> _Exercise input_:
######

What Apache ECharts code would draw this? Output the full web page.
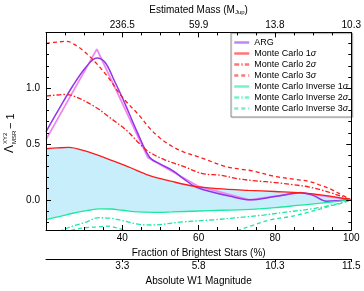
<!DOCTYPE html>
<html><head><meta charset="utf-8">
<script src="https://cdn.jsdelivr.net/npm/echarts@6/dist/echarts.min.js"></script>
<style>html,body{margin:0;padding:0;background:#fff}#c{width:364px;height:291px}</style>
</head><body><div id="c"></div>
<script>
// ---- data ----
const argRawX = [20, 33.33, 46.67, 60, 73.33, 86.67, 100];
const argRawY = [0.54, 1.35, 0.38, 0.12, 0.0, 0.065, 0.0];
const argX = [20, 23, 27, 30.5, 33.3, 35.5, 38, 40.2, 44, 47.2, 50, 53.3, 56, 59, 63, 68, 73.5, 80, 86.8, 90, 93.5, 96.5, 100];
const argY = [0.61, 0.79, 1.02, 1.19, 1.27, 1.23, 1.06, 0.9, 0.6, 0.38, 0.32, 0.26, 0.19, 0.12, 0.075, 0.034, 0.0, 0.03, 0.063, 0.04, -0.012, -0.008, 0.0];
const mc1X = [20, 23, 26, 30, 36, 42, 47, 53, 59, 65, 73, 80, 87, 93, 100];
const mc1Y = [0.458, 0.465, 0.47, 0.44, 0.37, 0.29, 0.22, 0.165, 0.12, 0.1, 0.085, 0.075, 0.063, 0.04, 0.0];
const mc2X = [20, 22, 25, 28, 33, 37, 41, 44.6, 47, 51, 56, 61, 66, 70, 75, 80, 85, 89, 92, 95, 97.5, 100];
const mc2Y = [0.93, 0.937, 0.944, 0.92, 0.83, 0.73, 0.625, 0.5, 0.43, 0.36, 0.3, 0.235, 0.22, 0.19, 0.17, 0.155, 0.135, 0.115, 0.09, 0.06, 0.03, 0.0];
const mc3X = [20, 22, 25.5, 28, 30, 33, 36, 40, 44.6, 47.2, 50, 53, 56, 60, 67, 71, 74, 80, 85, 89, 92, 95, 98, 100];
const mc3Y = [1.4, 1.41, 1.42, 1.38, 1.33, 1.23, 1.11, 0.92, 0.75, 0.64, 0.55, 0.48, 0.43, 0.385, 0.3, 0.275, 0.26, 0.21, 0.185, 0.165, 0.13, 0.09, 0.035, 0.0];
const inv1X = [20, 24, 27, 31, 34, 37, 40, 44, 48, 53, 60, 66, 72, 80, 86, 92, 96, 100];
const inv1Y = [-0.178, -0.145, -0.12, -0.095, -0.08, -0.082, -0.093, -0.108, -0.112, -0.108, -0.1, -0.093, -0.088, -0.07, -0.05, -0.03, -0.015, 0.0];
const inv2X = [20, 23, 27, 30, 34, 37, 40, 44.6, 48, 55, 64, 70, 77, 84, 90, 96, 100];
const inv2Y = [-0.34, -0.29, -0.235, -0.205, -0.16, -0.165, -0.185, -0.22, -0.225, -0.2, -0.178, -0.16, -0.136, -0.105, -0.079, -0.038, 0.0];
const inv3X = [20, 25, 30, 33.3, 36, 40, 43, 50, 60, 66, 70, 74, 78.6, 84, 88, 92, 95, 97.5, 100];
const inv3Y = [-0.38, -0.29, -0.25, -0.243, -0.235, -0.265, -0.3, -0.33, -0.33, -0.31, -0.275, -0.23, -0.18, -0.15, -0.118, -0.08, -0.05, -0.03, 0.0];
const fracTicks = [40, 60, 80, 100];
const massLabels = ['236.5', '59.9', '13.8', '10.3'];
const magLabels = ['3.3', '5.8', '10.3', '11.5'];
const yLabelVals = [0, 0.5, 1.0];
const yMinorVals = [-0.2, -0.1, 0.1, 0.2, 0.3, 0.4, 0.6, 0.7, 0.8, 0.9, 1.1, 1.2, 1.3, 1.4];
const yMajorVals = [0, 0.5, 1.0, 1.5];

const pts = (xs, ys) => xs.map((x, i) => [x, ys[i]]);
const FF = '"Liberation Sans", Arial, sans-serif';
const RED = '#ff1a1a', GREEN = '#1ee8a0', FILL = '#c9eefb';

const chart = echarts.init(document.getElementById('c'), null, {renderer: 'canvas'});
const baseX = {type: 'value', min: 20, max: 100, interval: 20, z: 10, splitLine: {show: false}};
const lineAx = {show: true, onZero: false, lineStyle: {color: '#000', width: 1}};
const yBase = {type: 'value', min: -0.27, max: 1.5, z: 10, splitLine: {show: false}};

function line(name, xs, ys, color, type, width, extra) {
  return Object.assign({name, type: 'line', data: pts(xs, ys), symbol: 'none', smooth: 0.35,
    lineStyle: {color, type, width}, itemStyle: {color}, z: 3}, extra || {});
}

chart.setOption({
  animation: false,
  grid: {left: 46, right: 11, top: 28, bottom: 53},
  xAxis: [
    Object.assign({}, baseX, {position: 'bottom', axisLine: lineAx,
      axisTick: {inside: true, length: 5, lineStyle: {color: '#000'}},
      minorTick: {show: true, splitNumber: 4, length: 3, lineStyle: {color: '#000'}},
      axisLabel: {fontSize: 10, fontFamily: FF, color: '#000', margin: 3,
        formatter: v => fracTicks.includes(v) ? String(v) : ''},
      name: 'Fraction of Brightest Stars (%)', nameLocation: 'middle', nameGap: 17,
      nameTextStyle: {fontSize: 10, fontFamily: FF, color: '#000'}}),
    Object.assign({}, baseX, {position: 'top', axisLine: lineAx,
      axisTick: {inside: true, length: 5, lineStyle: {color: '#000'}},
      minorTick: {show: true, splitNumber: 4, length: 3, lineStyle: {color: '#000'}},
      axisLabel: {fontSize: 10, fontFamily: FF, color: '#000', margin: 2,
        formatter: v => { const i = fracTicks.indexOf(v); return i >= 0 ? massLabels[i] : ''; }},
      name: '{a|Estimated Mass (M}{s|Jup}{a|)}', nameLocation: 'middle', nameGap: 16,
      nameTextStyle: {fontSize: 10, fontFamily: FF, color: '#000',
        rich: {a: {fontSize: 10, fontFamily: FF, color: '#000', lineHeight: 12},
               s: {fontSize: 6, fontFamily: FF, color: '#000', padding: [5, 0, 0, 0]}}}}),
    Object.assign({}, baseX, {position: 'bottom', offset: 29, axisLine: lineAx,
      axisTick: {inside: false, length: 3, customValues: fracTicks, lineStyle: {color: '#000'}},
      axisLabel: {fontSize: 10, fontFamily: FF, color: '#000', margin: 2, customValues: fracTicks,
        formatter: v => { const i = fracTicks.indexOf(v); return i >= 0 ? magLabels[i] : ''; }},
      name: 'Absolute W1 Magnitude', nameLocation: 'middle', nameGap: 17,
      nameTextStyle: {fontSize: 10, fontFamily: FF, color: '#000'}})
  ],
  yAxis: [
    Object.assign({}, yBase, {position: 'left', axisLine: lineAx,
      axisTick: {inside: true, length: 5, customValues: yMajorVals, lineStyle: {color: '#000'}},
      axisLabel: {fontSize: 10, fontFamily: FF, color: '#000', margin: 6, customValues: yLabelVals,
        formatter: v => v.toFixed(1)}}),
    Object.assign({}, yBase, {position: 'left', axisLine: {show: false},
      axisTick: {inside: true, length: 3, customValues: yMinorVals, lineStyle: {color: '#000'}},
      axisLabel: {show: false}}),
    Object.assign({}, yBase, {position: 'right', axisLine: lineAx,
      axisTick: {inside: true, length: 5, customValues: yMajorVals, lineStyle: {color: '#000'}},
      axisLabel: {show: false}}),
    Object.assign({}, yBase, {position: 'right', axisLine: {show: false},
      axisTick: {inside: true, length: 3, customValues: yMinorVals, lineStyle: {color: '#000'}},
      axisLabel: {show: false}})
  ],
  legend: {
    orient: 'vertical', left: 231, top: 33, padding: [5, 4, 4, 2],
    itemWidth: 15, itemHeight: 9, itemGap: 2,
    backgroundColor: '#fff', borderColor: '#888', borderWidth: 1,
    shadowColor: 'rgba(0,0,0,0.08)', shadowOffsetX: 1, shadowOffsetY: 1, shadowBlur: 0,
    lineStyle: {width: 2.5, opacity: 0.6},
    itemStyle: {opacity: 0, borderWidth: 0},
    data: ['ARG', 'Monte Carlo 1σ', 'Monte Carlo 2σ', 'Monte Carlo 3σ',
           'Monte Carlo Inverse 1σ', 'Monte Carlo Inverse 2σ', 'Monte Carlo Inverse 3σ'],
    formatter: name => { const m = name.match(/^(.*\d)σ$/); return m ? '{n|' + m[1] + '}{s|σ}' : '{n|' + name + '}'; },
    textStyle: {fontSize: 9, fontFamily: FF, color: '#000',
      rich: {n: {fontSize: 9, fontFamily: FF, color: '#000'}, s: {fontSize: 9, fontFamily: FF, fontStyle: 'italic', color: '#000'}}}
  },
  graphic: [{
    type: 'group', x: 16, y: 153, rotation: Math.PI / 2,
    children: [
      {type: 'text', x: 0, y: 0, style: {text: 'Λ', font: '12px ' + FF, fill: '#000', verticalAlign: 'bottom'}},
      {type: 'text', x: 9, y: -8, style: {text: 'XY2', font: '6px ' + FF, fill: '#000', verticalAlign: 'bottom'}},
      {type: 'text', x: 9, y: 1, style: {text: 'MSR', font: '6px ' + FF, fill: '#000', verticalAlign: 'bottom'}},
      {type: 'text', x: 21, y: 0, style: {text: ' − 1', font: '11px ' + FF, fill: '#000', verticalAlign: 'bottom'}}
    ]
  }],
  series: [
    {name: 'band', type: 'line', data: pts(mc1X, mc1Y), symbol: 'none', smooth: 0.35, silent: true,
      lineStyle: {width: 0}, areaStyle: {color: FILL, opacity: 1, origin: 'start'}, z: 1},
    {name: 'bandLow', type: 'line', data: pts(inv1X, inv1Y), symbol: 'none', smooth: 0.35, silent: true,
      lineStyle: {width: 0}, areaStyle: {color: '#ffffff', opacity: 1, origin: 'start'}, z: 1},
    line('ARG raw', argRawX, argRawY, '#ee88ee', 'solid', 1.8, {smooth: false}),
    line('ARG', argX, argY, '#9235ea', 'solid', 1.5),
    line('Monte Carlo 1σ', mc1X, mc1Y, RED, 'solid', 1.3),
    line('Monte Carlo 2σ', mc2X, mc2Y, RED, [5, 2, 1.5, 2], 1.3),
    line('Monte Carlo 3σ', mc3X, mc3Y, RED, [4, 3], 1.3),
    line('Monte Carlo Inverse 1σ', inv1X, inv1Y, GREEN, 'solid', 1.3),
    line('Monte Carlo Inverse 2σ', inv2X, inv2Y, GREEN, [5, 2, 1.5, 2], 1.3),
    line('Monte Carlo Inverse 3σ', inv3X, inv3Y, GREEN, [4, 3], 1.3)
  ]
});
</script></body></html>
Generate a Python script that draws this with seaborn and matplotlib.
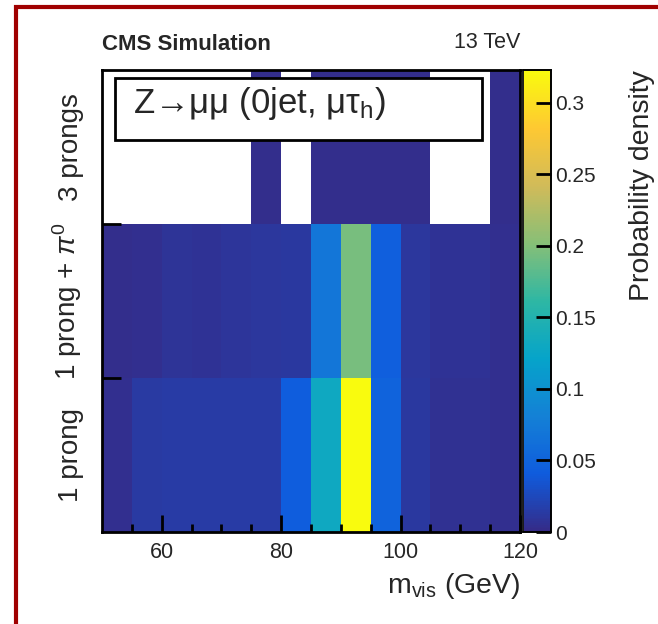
import numpy as np
import pandas as pd
import matplotlib
matplotlib.use("Agg")
import matplotlib.pyplot as plt
from matplotlib.colors import LinearSegmentedColormap
from matplotlib.patches import Rectangle
from matplotlib.ticker import FixedLocator
import seaborn as sns

sns.set_style("white")
plt.rcParams['font.family'] = ['Liberation Sans', 'DejaVu Sans']
plt.rcParams['mathtext.fontset'] = 'custom'
plt.rcParams['mathtext.rm'] = 'Liberation Sans'
plt.rcParams['mathtext.it'] = 'Liberation Sans:italic'
plt.rcParams['mathtext.bf'] = 'Liberation Sans:bold'
plt.rcParams['axes.axisbelow'] = False
plt.rcParams['xtick.bottom'] = True
plt.rcParams['ytick.left'] = True
plt.rcParams['xtick.minor.visible'] = True

# ---- data ----
bin_edges = [50, 55, 60, 65, 70, 75, 80, 85, 90, 95, 100, 105, 110, 115, 120]
categories = ["3 prongs", "1 prong + $\\pi^{0}$", "1 prong"]
three_prongs = [np.nan, np.nan, np.nan, np.nan, np.nan, 0.003, np.nan, 0.003, 0.003, 0.003, 0.003, np.nan, np.nan, 0.003]
one_prong_pi0 = [0.003, 0.004, 0.008, 0.007, 0.010, 0.011, 0.012, 0.070, 0.195, 0.045, 0.011, 0.007, 0.007, 0.005]
one_prong = [0.004, 0.013, 0.014, 0.014, 0.015, 0.015, 0.042, 0.130, 0.323, 0.048, 0.012, 0.006, 0.006, 0.005]
major_ticks = [60, 80, 100, 120]
cbar_ticks = [0, 0.05, 0.1, 0.15, 0.2, 0.25, 0.3]
zmax = 0.323

# ROOT kBird palette
stops = [0.0, 0.125, 0.25, 0.375, 0.5, 0.625, 0.75, 0.875, 1.0]
red = [0.2082, 0.0592, 0.0780, 0.0232, 0.1802, 0.5301, 0.8186, 0.9956, 0.9764]
green = [0.1664, 0.3599, 0.5041, 0.6419, 0.7178, 0.7492, 0.7328, 0.7862, 0.9832]
blue = [0.5293, 0.8684, 0.8385, 0.7914, 0.6425, 0.4662, 0.3499, 0.1968, 0.0539]
kbird = LinearSegmentedColormap.from_list("kBird", list(zip(stops, zip(red, green, blue))), N=256)

labels = [f"{a}-{b}" for a, b in zip(bin_edges[:-1], bin_edges[1:])]
df = pd.DataFrame([three_prongs, one_prong_pi0, one_prong], index=categories, columns=labels)

W, H = 658, 624
fig = plt.figure(figsize=(W / 100, H / 100), dpi=100)
fig.patch.set_facecolor("white")

def fx(px):
    return px / W

def fy(py):
    return 1 - py / H

ax = fig.add_axes([fx(102), fy(532), fx(520) - fx(102), fy(70) - fy(532)])
cax = fig.add_axes([fx(523), fy(532), fx(551) - fx(523), fy(70) - fy(532)])

sns.heatmap(df, ax=ax, cbar_ax=cax, cmap=kbird, vmin=0, vmax=zmax,
            mask=df.isna(), linewidths=0)
ax.set_axisbelow(False)
cax.set_axisbelow(False)

nb = len(bin_edges) - 1
def xpos(v):
    return (v - bin_edges[0]) / (bin_edges[1] - bin_edges[0])

ax.set_xlim(0, nb)
ax.set_ylim(3, 0)
ax.xaxis.set_major_locator(FixedLocator([xpos(v) for v in major_ticks]))
ax.set_xticklabels([str(v) for v in major_ticks], rotation=0, fontsize=15.5)
ax.xaxis.set_minor_locator(FixedLocator([xpos(v) for v in bin_edges[1:-1] if v not in major_ticks]))
ax.tick_params(axis='x', which='major', direction='in', length=12, width=2, pad=7,
               bottom=True, top=False, color='black')
ax.tick_params(axis='x', which='minor', direction='in', length=6, width=2,
               bottom=True, top=False, color='black')

ax.yaxis.set_major_locator(FixedLocator([1, 2]))
ax.set_yticklabels([])
ax.yaxis.set_minor_locator(FixedLocator([0.5, 1.5, 2.5]))
ax.set_yticklabels(categories, minor=True, rotation=90, va='center', fontsize=20)
ax.tick_params(axis='y', which='major', direction='in', length=14, width=2, left=True, color='black')
ax.tick_params(axis='y', which='minor', length=0, pad=13, left=True)

for s in ax.spines.values():
    s.set_visible(True)
    s.set_linewidth(2)
    s.set_color('black')

ax.set_xlabel("m$_{\\mathrm{vis}}$ (GeV)", fontsize=20.5, loc='right', labelpad=6)
ax.set_ylabel("")

cax.set_ylim(0, zmax)
cax.yaxis.set_major_locator(FixedLocator(cbar_ticks))
cax.yaxis.set_minor_locator(FixedLocator([]))
cax.set_yticklabels(["0", "0.05", "0.1", "0.15", "0.2", "0.25", "0.3"], fontsize=15)
cax.tick_params(axis='y', direction='in', length=11, width=2, right=True, left=False, pad=3,
                color='black')
for s in cax.spines.values():
    s.set_visible(True)
    s.set_linewidth(1.2)
    s.set_color('black')
cax.spines['left'].set_color('#bbbbbb')
cax.set_ylabel("Probability density", fontsize=20.5, labelpad=24, loc='top')
cax.yaxis.set_label_position('right')

fig.text(fx(102), fy(45), "CMS Simulation", fontsize=16, fontweight='bold', va='center', ha='left')
fig.text(fx(520), fy(42), "13 TeV", fontsize=15.5, va='center', ha='right')

# label box
box = Rectangle((fx(115), fy(140)), fx(482) - fx(115), fy(78) - fy(140), transform=fig.transFigure,
                facecolor='white', edgecolor='black', linewidth=2, zorder=5)
fig.patches.append(box)
fig.text(fx(133), fy(103), "Z\u2192\u03bc\u03bc (0jet, \u03bc\u03c4$_{\\mathrm{h}}$)", fontsize=25,
         va='center', ha='left', zorder=6)

# red frame
frame = Rectangle((fx(15.5), -0.1), 1.2, fy(6.5) + 0.1, transform=fig.transFigure,
                  facecolor='none', edgecolor='#a00000', linewidth=3, zorder=10)
fig.patches.append(frame)

fig.savefig("out.png", dpi=100)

######

> _Goal of the exercise_: Between the line with "Generate a Python" and the line with "import seaborn as sns", ends included, lies the span to copy exactly; copy nothing else and leave out the pictures.

> _Complete response_:
Generate a Python script that draws this with seaborn and matplotlib.
import numpy as np
import pandas as pd
import matplotlib
matplotlib.use("Agg")
import matplotlib.pyplot as plt
from matplotlib.colors import LinearSegmentedColormap
from matplotlib.patches import Rectangle
from matplotlib.ticker import FixedLocator
import seaborn as sns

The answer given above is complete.